Endoskop durch die Nase und die Tube weiten

Dr. Stefanie Schröder und ihre Arbeitsgruppe von der Klinik für Hals-Nasen-Ohrenheilkunde des Klinikums Bielefeld haben mit der Ballondilatation der eustachischen Röhre eine neue Methode entwickelt, betroffenen Patienten zu helfen. Bei diesem Eingriff wird das Tubenendoskop in einer kurzen Vollnarkose durch die Nase bis in den Rachen geschoben und vor dem Tubenwulst platziert. Anschließend wird der 2 cm lange Ballon in den knorpeligen Anteil der Tuba auditiva positioniert und hier für zwei Minuten mit einem Druck von 10 bar aufgepumpt.

Doch soll diese Dilatation langfris­tig funktionieren? Die HNO-Ärzte vermuten, dass es unter der akuten Druckapplikation möglicherweise zu Mikrofrakturen im Knorpel kommt, die wiederum für eine dauerhafte Erweiterung der verengten Tuba auditiva sorgen. Ihre Methode haben die Kollegen bei 120 Patienten bzw. 209 Eustachio-Röhren getestet. In allen Fällen lag eine klinisch erfassbare, chronisch obstruktive Tubendysfunktion mit nicht durchführbarem Valsalva-Manöver vor.

Nach der Dilatation für fünf Tagen Antibiotika

Der Eingriff ließ sich bei fast allen Patienten problemlos durchführen – nur in einem Fall musste man wegen einer massiven Vernarbung des Tubenostiums aufgeben. Der durchschnittliche Krankenhausaufenthalt betrug drei Tage und die Patienten erhielten für fünf Tage eine Antibiotikaprophylaxe. Die Nachbehandlung bestand in der Anwendung eines Xylometazolin/Dexpanthenol-Nasensprays für sieben Tage und eines kortisonhaltigen Nasensprays für zwei Monate. Komplikationen traten nicht auf.

Etwa 20 % der Patienten gaben schon zum Zeitpunkt der Entlassung eine Besserung der Beschwerden an. Bei 66 Patienten erfolgte eine Nachuntersuchung nach zwei Monaten – jetzt gaben 44 eine erhebliche und 14 Patienten ein leichte Besserung an. Etwa 67 % der Dilatierten waren mit dem Ergebnis sehr zufrieden.

Bei 60 Prozent deutliche Besserung durch Ballondilatation

Im Tubenscore zeigte sich bei 60 % eine deutliche Befundbesserung. Die ers­ten zwölf Patienten konnten nach einem Jahr nachuntersucht werden – zu diesem Zeitpunkt verspürten zehn von ihnen eine deutliche und zwei eine leichte Besserung. Nur bei zwei von 20 behandelten Ohren war immer noch kein Valsalva-Manöver möglich.

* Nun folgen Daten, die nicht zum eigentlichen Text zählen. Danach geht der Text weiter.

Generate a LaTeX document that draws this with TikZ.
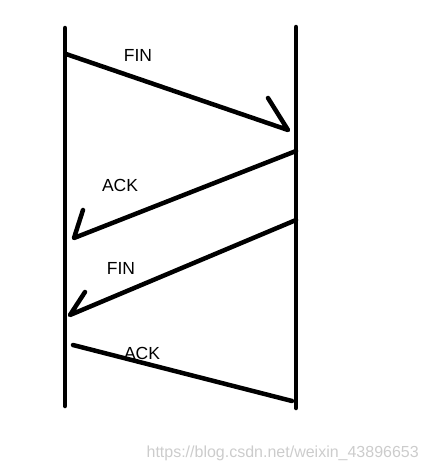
\documentclass[tikz,border=0pt]{standalone}
\usepackage{fontspec}
\setmainfont{Liberation Sans}
\begin{document}
\begin{tikzpicture}[x=1pt,y=-1pt,
  stroke/.style={line width=4.5pt,line cap=round,line join=round,black},
  msglabel/.style={font=\fontsize{17.5}{17.5}\selectfont,inner sep=0pt},
  watermark/.style={font=\fontsize{16}{16}\selectfont,text=black!20,inner sep=0pt,anchor=east}]
\useasboundingbox (0,0) rectangle (429,472);
% lifelines
\coordinate (LT) at (65,28);
\coordinate (LB) at (65,406);
\coordinate (RT) at (296,27);
\coordinate (RB) at (296,408);
\draw[stroke] (LT) -- (LB);
\draw[stroke] (RT) -- (RB);
% message 1: FIN
\coordinate (m1s) at (66,54);
\coordinate (m1e) at (288,130);
\coordinate (m1b) at (268,98);
\draw[stroke] (m1s) -- (m1e) -- (m1b);
\node[msglabel] (fin1) at (138,55) {FIN};
% message 2: ACK
\coordinate (m2s) at (296,151);
\coordinate (m2e) at (74,238);
\coordinate (m2b) at (83,210);
\draw[stroke] (m2s) -- (m2e) -- (m2b);
\node[msglabel] (ack1) at (120,185) {ACK};
% message 3: FIN
\coordinate (m3s) at (296,220);
\coordinate (m3e) at (70,315);
\coordinate (m3b) at (85,292);
\draw[stroke] (m3s) -- (m3e) -- (m3b);
\node[msglabel] (fin2) at (121,268) {FIN};
% message 4: ACK
\coordinate (m4s) at (73,345);
\coordinate (m4e) at (292,401);
\draw[stroke] (m4s) -- (m4e);
\node[msglabel] (ack2) at (142,353) {ACK};
% watermark
\node[watermark] (wm) at (419,453) {https://blog.csdn.net/weixin\_43896653};
\end{tikzpicture}
\end{document}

Wichtig ist die richtige Indikationsstellung, betont Dr. Schröder. Für eine Dilatation besonders geeignet sind Patienten mit wiederholt nicht durchführbarem Valsalva-Manöver, fehlender Tubenöffnung in der Tubenmanometrie und klassischen Beschwerden. Problematisch sind dagegen beispielsweise sog. „Tubenneurotiker“ mit starken, aber diffusen Beschwerden ohne objektivierbares Korrelat.